— BEGIN Data segment —

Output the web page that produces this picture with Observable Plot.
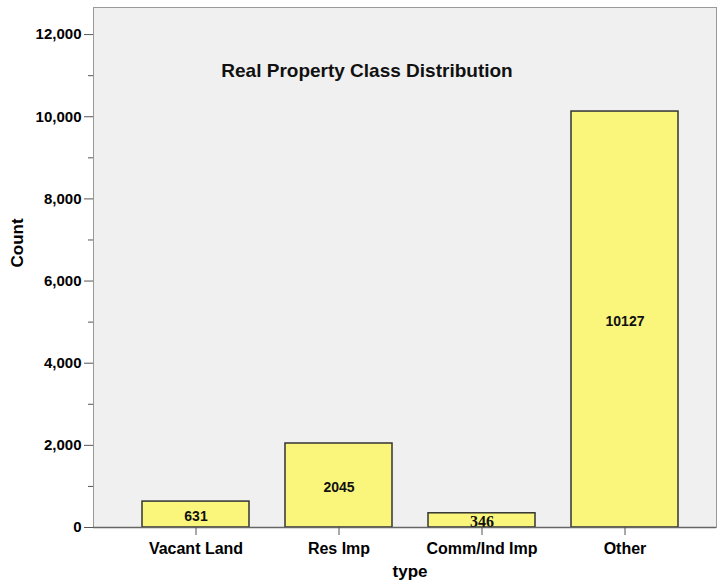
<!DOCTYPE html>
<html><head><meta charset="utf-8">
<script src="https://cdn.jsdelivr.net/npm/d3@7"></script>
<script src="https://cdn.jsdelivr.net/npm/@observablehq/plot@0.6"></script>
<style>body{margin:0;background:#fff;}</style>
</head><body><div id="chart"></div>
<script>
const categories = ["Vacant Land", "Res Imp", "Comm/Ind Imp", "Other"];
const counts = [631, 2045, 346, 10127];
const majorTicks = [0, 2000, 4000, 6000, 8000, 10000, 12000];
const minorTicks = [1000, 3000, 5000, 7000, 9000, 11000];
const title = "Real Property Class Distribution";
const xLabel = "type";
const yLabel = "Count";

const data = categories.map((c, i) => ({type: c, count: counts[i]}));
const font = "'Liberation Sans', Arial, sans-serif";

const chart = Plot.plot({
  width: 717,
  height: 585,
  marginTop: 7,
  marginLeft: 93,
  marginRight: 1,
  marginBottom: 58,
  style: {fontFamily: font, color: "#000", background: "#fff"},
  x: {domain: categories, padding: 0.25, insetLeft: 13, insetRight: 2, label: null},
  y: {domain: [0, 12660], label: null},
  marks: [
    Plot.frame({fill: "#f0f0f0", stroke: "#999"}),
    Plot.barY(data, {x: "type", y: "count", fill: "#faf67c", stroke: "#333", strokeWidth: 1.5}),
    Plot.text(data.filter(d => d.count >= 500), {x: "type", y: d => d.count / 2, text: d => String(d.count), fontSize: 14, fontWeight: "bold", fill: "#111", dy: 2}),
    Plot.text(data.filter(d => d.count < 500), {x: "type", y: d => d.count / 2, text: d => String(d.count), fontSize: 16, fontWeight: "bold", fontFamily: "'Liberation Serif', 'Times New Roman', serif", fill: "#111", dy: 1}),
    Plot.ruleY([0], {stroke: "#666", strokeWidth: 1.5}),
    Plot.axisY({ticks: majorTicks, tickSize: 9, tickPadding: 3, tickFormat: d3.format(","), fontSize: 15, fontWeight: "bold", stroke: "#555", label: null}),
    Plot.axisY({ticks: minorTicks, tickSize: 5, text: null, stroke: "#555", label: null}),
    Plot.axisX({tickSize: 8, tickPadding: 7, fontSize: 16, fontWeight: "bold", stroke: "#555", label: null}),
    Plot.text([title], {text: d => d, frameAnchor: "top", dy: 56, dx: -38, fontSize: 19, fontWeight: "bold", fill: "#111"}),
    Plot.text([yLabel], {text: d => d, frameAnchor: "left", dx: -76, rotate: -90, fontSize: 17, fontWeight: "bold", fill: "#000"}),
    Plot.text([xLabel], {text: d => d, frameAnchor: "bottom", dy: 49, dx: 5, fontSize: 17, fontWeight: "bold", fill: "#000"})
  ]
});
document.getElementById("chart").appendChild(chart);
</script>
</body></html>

— END Data segment —

Directions.
Return each line of the data, keeping its wording exact and omitting pictures.

Result for this exercise.
Output the web page that produces this picture with Observable Plot.
<!DOCTYPE html>
<html><head><meta charset="utf-8">
<script src="https://cdn.jsdelivr.net/npm/d3@7"></script>
<script src="https://cdn.jsdelivr.net/npm/@observablehq/plot@0.6"></script>
<style>body{margin:0;background:#fff;}</style>
</head><body><div id="chart"></div>
<script>
const categories = ["Vacant Land", "Res Imp", "Comm/Ind Imp", "Other"];
const counts = [631, 2045, 346, 10127];
const majorTicks = [0, 2000, 4000, 6000, 8000, 10000, 12000];
const minorTicks = [1000, 3000, 5000, 7000, 9000, 11000];
const title = "Real Property Class Distribution";
const xLabel = "type";
const yLabel = "Count";

const data = categories.map((c, i) => ({type: c, count: counts[i]}));
const font = "'Liberation Sans', Arial, sans-serif";

const chart = Plot.plot({
  width: 717,
  height: 585,
  marginTop: 7,
  marginLeft: 93,
  marginRight: 1,
  marginBottom: 58,
  style: {fontFamily: font, color: "#000", background: "#fff"},
  x: {domain: categories, padding: 0.25, insetLeft: 13, insetRight: 2, label: null},
  y: {domain: [0, 12660], label: null},
  marks: [
    Plot.frame({fill: "#f0f0f0", stroke: "#999"}),
    Plot.barY(data, {x: "type", y: "count", fill: "#faf67c", stroke: "#333", strokeWidth: 1.5}),
    Plot.text(data.filter(d => d.count >= 500), {x: "type", y: d => d.count / 2, text: d => String(d.count), fontSize: 14, fontWeight: "bold", fill: "#111", dy: 2}),
    Plot.text(data.filter(d => d.count < 500), {x: "type", y: d => d.count / 2, text: d => String(d.count), fontSize: 16, fontWeight: "bold", fontFamily: "'Liberation Serif', 'Times New Roman', serif", fill: "#111", dy: 1}),
    Plot.ruleY([0], {stroke: "#666", strokeWidth: 1.5}),
    Plot.axisY({ticks: majorTicks, tickSize: 9, tickPadding: 3, tickFormat: d3.format(","), fontSize: 15, fontWeight: "bold", stroke: "#555", label: null}),
    Plot.axisY({ticks: minorTicks, tickSize: 5, text: null, stroke: "#555", label: null}),
    Plot.axisX({tickSize: 8, tickPadding: 7, fontSize: 16, fontWeight: "bold", stroke: "#555", label: null}),
    Plot.text([title], {text: d => d, frameAnchor: "top", dy: 56, dx: -38, fontSize: 19, fontWeight: "bold", fill: "#111"}),
    Plot.text([yLabel], {text: d => d, frameAnchor: "left", dx: -76, rotate: -90, fontSize: 17, fontWeight: "bold", fill: "#000"}),
    Plot.text([xLabel], {text: d => d, frameAnchor: "bottom", dy: 49, dx: 5, fontSize: 17, fontWeight: "bold", fill: "#000"})
  ]
});
document.getElementById("chart").appendChild(chart);
</script>
</body></html>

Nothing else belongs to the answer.